— begin Dataset records —

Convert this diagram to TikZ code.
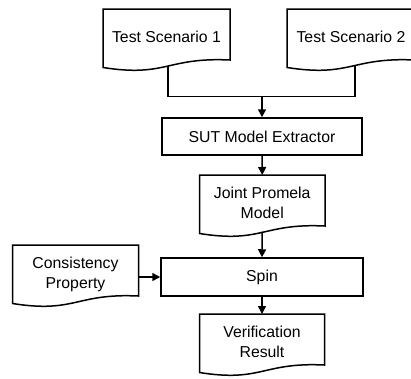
\documentclass[tikz,border=0pt]{standalone}
\usepackage{fontspec}
\setmainfont{Liberation Sans}
\usetikzlibrary{arrows.meta,calc}
\begin{document}
\begin{tikzpicture}[x=1pt,y=-1pt,
  line/.style={line width=1.5pt, draw=black},
  arr/.style={line, -{Triangle[width=8pt,length=8pt]}},
  doctext/.style={font=\fontsize{15.8}{20}\selectfont, align=center, inner sep=0pt, text depth=0pt, anchor=center, yshift=-28pt},
  docbox/.style={draw=none, inner sep=0pt, outer sep=0pt, minimum width=#1, minimum height=58.5pt, anchor=north west},
  procbox/.style={line, inner sep=0pt, font=\fontsize{15.8}{20}\selectfont},
]
\clip (0,0) rectangle (411,378);
\newcommand\docoutline[1]{\draw[line] (#1.north west) -- (#1.north east) -- ([yshift=7.5pt]#1.south east) .. controls ([yshift=10.5pt]#1.south) and ([yshift=-10pt]#1.south) .. (#1.south west) -- cycle;}

% document shapes
\node[docbox=127pt, label={[doctext]north:Test Scenario 1}] (ts1) at (103,9) {};
\node[docbox=128pt, label={[doctext]north:Test Scenario 2}] (ts2) at (287,9) {};
\node[docbox=125.5pt, label={[doctext]north:Joint Promela\\Model}] (joint) at (199.5,175) {};
\node[docbox=126pt, label={[doctext]north:Consistency\\Property}] (cons) at (12.5,245) {};
\node[docbox=125pt, label={[doctext]north:Verification\\Result}] (ver) at (199.5,314) {};
\docoutline{ts1}
\docoutline{ts2}
\docoutline{joint}
\docoutline{cons}
\docoutline{ver}

% process boxes
\node[procbox, minimum width=200pt, minimum height=37pt] (sut) at (262,136.5) {SUT Model Extractor};
\node[procbox, minimum width=202pt, minimum height=38pt] (spin) at (262,277) {Spin};

% connectors
\coordinate (join) at (262,96.5);
\draw[line] ([shift={(1.5pt,2pt)}]ts1.south) |- (join) -| ([shift={(4pt,2pt)}]ts2.south);
\draw[arr] (join) -- (sut.north);
\draw[arr] (sut.south) -- (joint.north);
\draw[arr] ([yshift=2pt]joint.south) -- (spin.north);
\draw[arr] (cons.east |- spin.west) -- (spin.west);
\draw[arr] (spin.south) -- (ver.north);
\end{tikzpicture}
\end{document}
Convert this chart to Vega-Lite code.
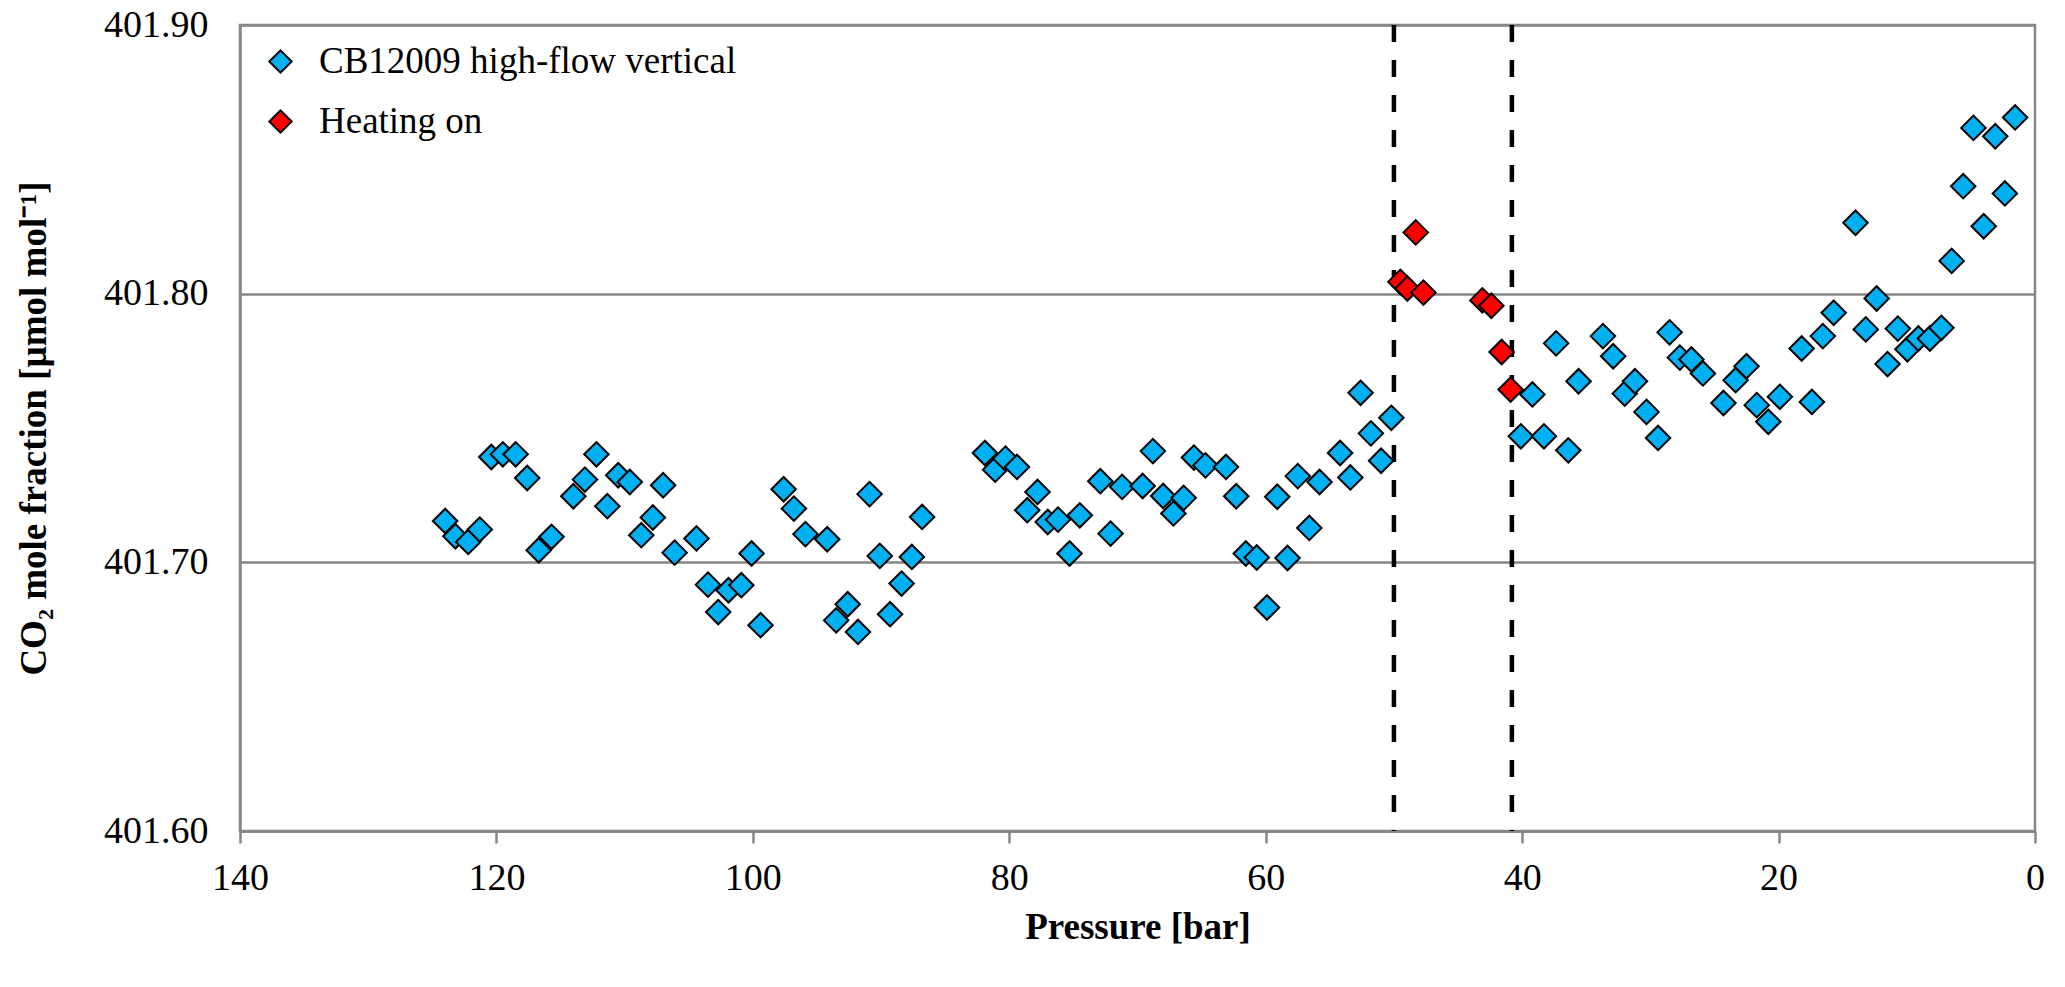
{
  "$schema": "https://vega.github.io/schema/vega-lite/v6.json",
  "width": 1795,
  "height": 806,
  "autosize": {"type": "none"},
  "padding": {"left": 240, "top": 25, "right": 30, "bottom": 156},
  "background": "white",
  "config": {
    "view": {"stroke": "#868686", "strokeWidth": 2.5},
    "font": "Liberation Serif",
    "axis": {"labelFont": "Liberation Serif", "titleFont": "Liberation Serif"},
    "legend": {"labelFont": "Liberation Serif"}
  },
  "layer": [
    {
      "data": {"values": [{"pressure": 50}, {"pressure": 40.8}]},
      "mark": {"type": "rule", "color": "black", "strokeWidth": 4.5, "strokeDash": [17, 18]},
      "encoding": {
        "x": {"field": "pressure", "type": "quantitative"}
      }
    },
    {
      "data": {
        "values": [
          {"pressure": 124.0, "co2": 401.7154, "series": "CB12009 high-flow vertical"},
          {"pressure": 123.2, "co2": 401.7097, "series": "CB12009 high-flow vertical"},
          {"pressure": 122.2, "co2": 401.7076, "series": "CB12009 high-flow vertical"},
          {"pressure": 121.3, "co2": 401.7122, "series": "CB12009 high-flow vertical"},
          {"pressure": 120.4, "co2": 401.7392, "series": "CB12009 high-flow vertical"},
          {"pressure": 119.5, "co2": 401.7402, "series": "CB12009 high-flow vertical"},
          {"pressure": 118.5, "co2": 401.7402, "series": "CB12009 high-flow vertical"},
          {"pressure": 117.6, "co2": 401.7314, "series": "CB12009 high-flow vertical"},
          {"pressure": 116.7, "co2": 401.7045, "series": "CB12009 high-flow vertical"},
          {"pressure": 115.7, "co2": 401.7095, "series": "CB12009 high-flow vertical"},
          {"pressure": 114.0, "co2": 401.7246, "series": "CB12009 high-flow vertical"},
          {"pressure": 113.1, "co2": 401.7308, "series": "CB12009 high-flow vertical"},
          {"pressure": 112.2, "co2": 401.7402, "series": "CB12009 high-flow vertical"},
          {"pressure": 111.35, "co2": 401.7209, "series": "CB12009 high-flow vertical"},
          {"pressure": 110.5, "co2": 401.7324, "series": "CB12009 high-flow vertical"},
          {"pressure": 109.6, "co2": 401.7299, "series": "CB12009 high-flow vertical"},
          {"pressure": 108.7, "co2": 401.7101, "series": "CB12009 high-flow vertical"},
          {"pressure": 107.8, "co2": 401.7167, "series": "CB12009 high-flow vertical"},
          {"pressure": 107.0, "co2": 401.7287, "series": "CB12009 high-flow vertical"},
          {"pressure": 106.1, "co2": 401.7036, "series": "CB12009 high-flow vertical"},
          {"pressure": 104.4, "co2": 401.7089, "series": "CB12009 high-flow vertical"},
          {"pressure": 103.5, "co2": 401.6917, "series": "CB12009 high-flow vertical"},
          {"pressure": 102.7, "co2": 401.6815, "series": "CB12009 high-flow vertical"},
          {"pressure": 101.9, "co2": 401.6896, "series": "CB12009 high-flow vertical"},
          {"pressure": 100.9, "co2": 401.6915, "series": "CB12009 high-flow vertical"},
          {"pressure": 100.1, "co2": 401.7033, "series": "CB12009 high-flow vertical"},
          {"pressure": 99.4, "co2": 401.6766, "series": "CB12009 high-flow vertical"},
          {"pressure": 97.6, "co2": 401.7272, "series": "CB12009 high-flow vertical"},
          {"pressure": 96.8, "co2": 401.7200, "series": "CB12009 high-flow vertical"},
          {"pressure": 95.9, "co2": 401.7105, "series": "CB12009 high-flow vertical"},
          {"pressure": 94.2, "co2": 401.7086, "series": "CB12009 high-flow vertical"},
          {"pressure": 93.5, "co2": 401.6784, "series": "CB12009 high-flow vertical"},
          {"pressure": 92.6, "co2": 401.6844, "series": "CB12009 high-flow vertical"},
          {"pressure": 91.8, "co2": 401.6741, "series": "CB12009 high-flow vertical"},
          {"pressure": 90.9, "co2": 401.7254, "series": "CB12009 high-flow vertical"},
          {"pressure": 90.1, "co2": 401.7024, "series": "CB12009 high-flow vertical"},
          {"pressure": 89.3, "co2": 401.6807, "series": "CB12009 high-flow vertical"},
          {"pressure": 88.4, "co2": 401.6921, "series": "CB12009 high-flow vertical"},
          {"pressure": 87.6, "co2": 401.7020, "series": "CB12009 high-flow vertical"},
          {"pressure": 86.8, "co2": 401.7169, "series": "CB12009 high-flow vertical"},
          {"pressure": 81.9, "co2": 401.7407, "series": "CB12009 high-flow vertical"},
          {"pressure": 81.1, "co2": 401.7345, "series": "CB12009 high-flow vertical"},
          {"pressure": 80.3, "co2": 401.7386, "series": "CB12009 high-flow vertical"},
          {"pressure": 79.4, "co2": 401.7355, "series": "CB12009 high-flow vertical"},
          {"pressure": 78.6, "co2": 401.7194, "series": "CB12009 high-flow vertical"},
          {"pressure": 77.8, "co2": 401.7262, "series": "CB12009 high-flow vertical"},
          {"pressure": 77.0, "co2": 401.7150, "series": "CB12009 high-flow vertical"},
          {"pressure": 76.2, "co2": 401.7159, "series": "CB12009 high-flow vertical"},
          {"pressure": 75.3, "co2": 401.7033, "series": "CB12009 high-flow vertical"},
          {"pressure": 74.5, "co2": 401.7175, "series": "CB12009 high-flow vertical"},
          {"pressure": 72.9, "co2": 401.7302, "series": "CB12009 high-flow vertical"},
          {"pressure": 72.1, "co2": 401.7107, "series": "CB12009 high-flow vertical"},
          {"pressure": 71.2, "co2": 401.7281, "series": "CB12009 high-flow vertical"},
          {"pressure": 69.6, "co2": 401.7284, "series": "CB12009 high-flow vertical"},
          {"pressure": 68.8, "co2": 401.7414, "series": "CB12009 high-flow vertical"},
          {"pressure": 68.0, "co2": 401.7247, "series": "CB12009 high-flow vertical"},
          {"pressure": 67.2, "co2": 401.7182, "series": "CB12009 high-flow vertical"},
          {"pressure": 66.4, "co2": 401.7240, "series": "CB12009 high-flow vertical"},
          {"pressure": 65.6, "co2": 401.7390, "series": "CB12009 high-flow vertical"},
          {"pressure": 64.7, "co2": 401.7361, "series": "CB12009 high-flow vertical"},
          {"pressure": 63.1, "co2": 401.7355, "series": "CB12009 high-flow vertical"},
          {"pressure": 62.3, "co2": 401.7246, "series": "CB12009 high-flow vertical"},
          {"pressure": 61.55, "co2": 401.7033, "series": "CB12009 high-flow vertical"},
          {"pressure": 60.7, "co2": 401.7018, "series": "CB12009 high-flow vertical"},
          {"pressure": 59.9, "co2": 401.6832, "series": "CB12009 high-flow vertical"},
          {"pressure": 59.1, "co2": 401.7244, "series": "CB12009 high-flow vertical"},
          {"pressure": 58.3, "co2": 401.7016, "series": "CB12009 high-flow vertical"},
          {"pressure": 57.5, "co2": 401.7321, "series": "CB12009 high-flow vertical"},
          {"pressure": 56.6, "co2": 401.7128, "series": "CB12009 high-flow vertical"},
          {"pressure": 55.8, "co2": 401.7299, "series": "CB12009 high-flow vertical"},
          {"pressure": 54.2, "co2": 401.7407, "series": "CB12009 high-flow vertical"},
          {"pressure": 53.4, "co2": 401.7316, "series": "CB12009 high-flow vertical"},
          {"pressure": 52.6, "co2": 401.7631, "series": "CB12009 high-flow vertical"},
          {"pressure": 51.8, "co2": 401.7480, "series": "CB12009 high-flow vertical"},
          {"pressure": 51.0, "co2": 401.7378, "series": "CB12009 high-flow vertical"},
          {"pressure": 50.2, "co2": 401.7538, "series": "CB12009 high-flow vertical"},
          {"pressure": 40.1, "co2": 401.7469, "series": "CB12009 high-flow vertical"},
          {"pressure": 39.2, "co2": 401.7625, "series": "CB12009 high-flow vertical"},
          {"pressure": 38.3, "co2": 401.7469, "series": "CB12009 high-flow vertical"},
          {"pressure": 37.35, "co2": 401.7815, "series": "CB12009 high-flow vertical"},
          {"pressure": 36.4, "co2": 401.7417, "series": "CB12009 high-flow vertical"},
          {"pressure": 35.6, "co2": 401.7674, "series": "CB12009 high-flow vertical"},
          {"pressure": 33.7, "co2": 401.7842, "series": "CB12009 high-flow vertical"},
          {"pressure": 32.9, "co2": 401.7767, "series": "CB12009 high-flow vertical"},
          {"pressure": 32.0, "co2": 401.7628, "series": "CB12009 high-flow vertical"},
          {"pressure": 31.2, "co2": 401.7674, "series": "CB12009 high-flow vertical"},
          {"pressure": 30.3, "co2": 401.7560, "series": "CB12009 high-flow vertical"},
          {"pressure": 29.4, "co2": 401.7463, "series": "CB12009 high-flow vertical"},
          {"pressure": 28.5, "co2": 401.7856, "series": "CB12009 high-flow vertical"},
          {"pressure": 27.7, "co2": 401.7762, "series": "CB12009 high-flow vertical"},
          {"pressure": 26.8, "co2": 401.7755, "series": "CB12009 high-flow vertical"},
          {"pressure": 25.9, "co2": 401.7703, "series": "CB12009 high-flow vertical"},
          {"pressure": 24.3, "co2": 401.7593, "series": "CB12009 high-flow vertical"},
          {"pressure": 23.35, "co2": 401.7678, "series": "CB12009 high-flow vertical"},
          {"pressure": 22.5, "co2": 401.7730, "series": "CB12009 high-flow vertical"},
          {"pressure": 21.7, "co2": 401.7585, "series": "CB12009 high-flow vertical"},
          {"pressure": 20.8, "co2": 401.7523, "series": "CB12009 high-flow vertical"},
          {"pressure": 19.9, "co2": 401.7616, "series": "CB12009 high-flow vertical"},
          {"pressure": 18.2, "co2": 401.7796, "series": "CB12009 high-flow vertical"},
          {"pressure": 17.4, "co2": 401.7597, "series": "CB12009 high-flow vertical"},
          {"pressure": 16.55, "co2": 401.7842, "series": "CB12009 high-flow vertical"},
          {"pressure": 15.7, "co2": 401.7929, "series": "CB12009 high-flow vertical"},
          {"pressure": 14.0, "co2": 401.8264, "series": "CB12009 high-flow vertical"},
          {"pressure": 13.2, "co2": 401.7867, "series": "CB12009 high-flow vertical"},
          {"pressure": 12.35, "co2": 401.7982, "series": "CB12009 high-flow vertical"},
          {"pressure": 11.5, "co2": 401.7738, "series": "CB12009 high-flow vertical"},
          {"pressure": 10.7, "co2": 401.7870, "series": "CB12009 high-flow vertical"},
          {"pressure": 9.95, "co2": 401.7793, "series": "CB12009 high-flow vertical"},
          {"pressure": 9.1, "co2": 401.7833, "series": "CB12009 high-flow vertical"},
          {"pressure": 8.2, "co2": 401.7833, "series": "CB12009 high-flow vertical"},
          {"pressure": 7.3, "co2": 401.7873, "series": "CB12009 high-flow vertical"},
          {"pressure": 6.5, "co2": 401.8122, "series": "CB12009 high-flow vertical"},
          {"pressure": 5.6, "co2": 401.8400, "series": "CB12009 high-flow vertical"},
          {"pressure": 4.8, "co2": 401.8617, "series": "CB12009 high-flow vertical"},
          {"pressure": 4.0, "co2": 401.8251, "series": "CB12009 high-flow vertical"},
          {"pressure": 3.1, "co2": 401.8586, "series": "CB12009 high-flow vertical"},
          {"pressure": 2.35, "co2": 401.8373, "series": "CB12009 high-flow vertical"},
          {"pressure": 1.55, "co2": 401.8656, "series": "CB12009 high-flow vertical"},
          {"pressure": 49.5, "co2": 401.8044, "series": "Heating on"},
          {"pressure": 48.95, "co2": 401.8019, "series": "Heating on"},
          {"pressure": 48.3, "co2": 401.8228, "series": "Heating on"},
          {"pressure": 47.7, "co2": 401.8004, "series": "Heating on"},
          {"pressure": 43.1, "co2": 401.7975, "series": "Heating on"},
          {"pressure": 42.4, "co2": 401.7955, "series": "Heating on"},
          {"pressure": 41.6, "co2": 401.7783, "series": "Heating on"},
          {"pressure": 40.9, "co2": 401.7643, "series": "Heating on"}
        ]
      },
      "mark": {"type": "point", "shape": "diamond", "filled": true, "opacity": 1, "stroke": "black", "strokeWidth": 2, "size": 600},
      "encoding": {
        "x": {
          "field": "pressure",
          "type": "quantitative",
          "scale": {"domain": [0, 140], "reverse": true, "nice": false},
          "axis": {
            "title": "Pressure [bar]",
            "values": [0, 20, 40, 60, 80, 100, 120, 140],
            "format": "d",
            "grid": false,
            "labelFont": "Liberation Serif",
            "labelFontSize": 38,
            "labelColor": "black",
            "labelPadding": 16,
            "labelFlush": false,
            "tickColor": "#868686",
            "tickWidth": 2.5,
            "tickSize": 12,
            "domainColor": "#868686",
            "domainWidth": 2.5,
            "titleFont": "Liberation Serif",
            "titleFontSize": 37,
            "titleFontWeight": "bold",
            "titleColor": "black",
            "titlePadding": 12
          }
        },
        "y": {
          "field": "co2",
          "type": "quantitative",
          "scale": {"domain": [401.6, 401.9], "nice": false, "zero": false},
          "axis": {
            "title": "CO₂ mole fraction [µmol mol⁻¹]",
            "values": [401.6, 401.7, 401.8, 401.9],
            "format": ".2f",
            "grid": true,
            "gridColor": "#868686",
            "gridWidth": 2.5,
            "ticks": false,
            "labelFont": "Liberation Serif",
            "labelFontSize": 38,
            "labelColor": "black",
            "labelPadding": 32,
            "labelFlush": false,
            "domainColor": "#868686",
            "domainWidth": 2.5,
            "titleFont": "Liberation Serif",
            "titleFontSize": 37,
            "titleFontWeight": "bold",
            "titleColor": "black",
            "titlePadding": 50
          }
        },
        "color": {
          "field": "series",
          "type": "nominal",
          "scale": {"domain": ["CB12009 high-flow vertical", "Heating on"], "range": ["#00B0F0", "#FF0000"]},
          "legend": {
            "title": null,
            "orient": "none",
            "legendX": 22,
            "legendY": 18,
            "padding": 0,
            "labelFont": "Liberation Serif",
            "labelFontSize": 37,
            "labelColor": "black",
            "labelLimit": 0,
            "labelOffset": 20,
            "rowPadding": 22,
            "symbolType": "diamond",
            "symbolSize": 500,
            "symbolStrokeColor": "black",
            "symbolStrokeWidth": 2,
            "symbolOpacity": 1
          }
        }
      }
    }
  ]
}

— end Dataset records —

> Goal of the exercise
Repeat the listing above from its first line through the line that contains "west) -- (#1.north", both included, and nothing more. Drop the pictures.

> Result of the task
Convert this diagram to TikZ code.
\documentclass[tikz,border=0pt]{standalone}
\usepackage{fontspec}
\setmainfont{Liberation Sans}
\usetikzlibrary{arrows.meta,calc}
\begin{document}
\begin{tikzpicture}[x=1pt,y=-1pt,
  line/.style={line width=1.5pt, draw=black},
  arr/.style={line, -{Triangle[width=8pt,length=8pt]}},
  doctext/.style={font=\fontsize{15.8}{20}\selectfont, align=center, inner sep=0pt, text depth=0pt, anchor=center, yshift=-28pt},
  docbox/.style={draw=none, inner sep=0pt, outer sep=0pt, minimum width=#1, minimum height=58.5pt, anchor=north west},
  procbox/.style={line, inner sep=0pt, font=\fontsize{15.8}{20}\selectfont},
]
\clip (0,0) rectangle (411,378);
\newcommand\docoutline[1]{\draw[line] (#1.north west) -- (#1.north east) -- ([yshift=7.5pt]#1.south east) .. controls ([yshift=10.5pt]#1.south) and ([yshift=-10pt]#1.south) .. (#1.south west) -- cycle;}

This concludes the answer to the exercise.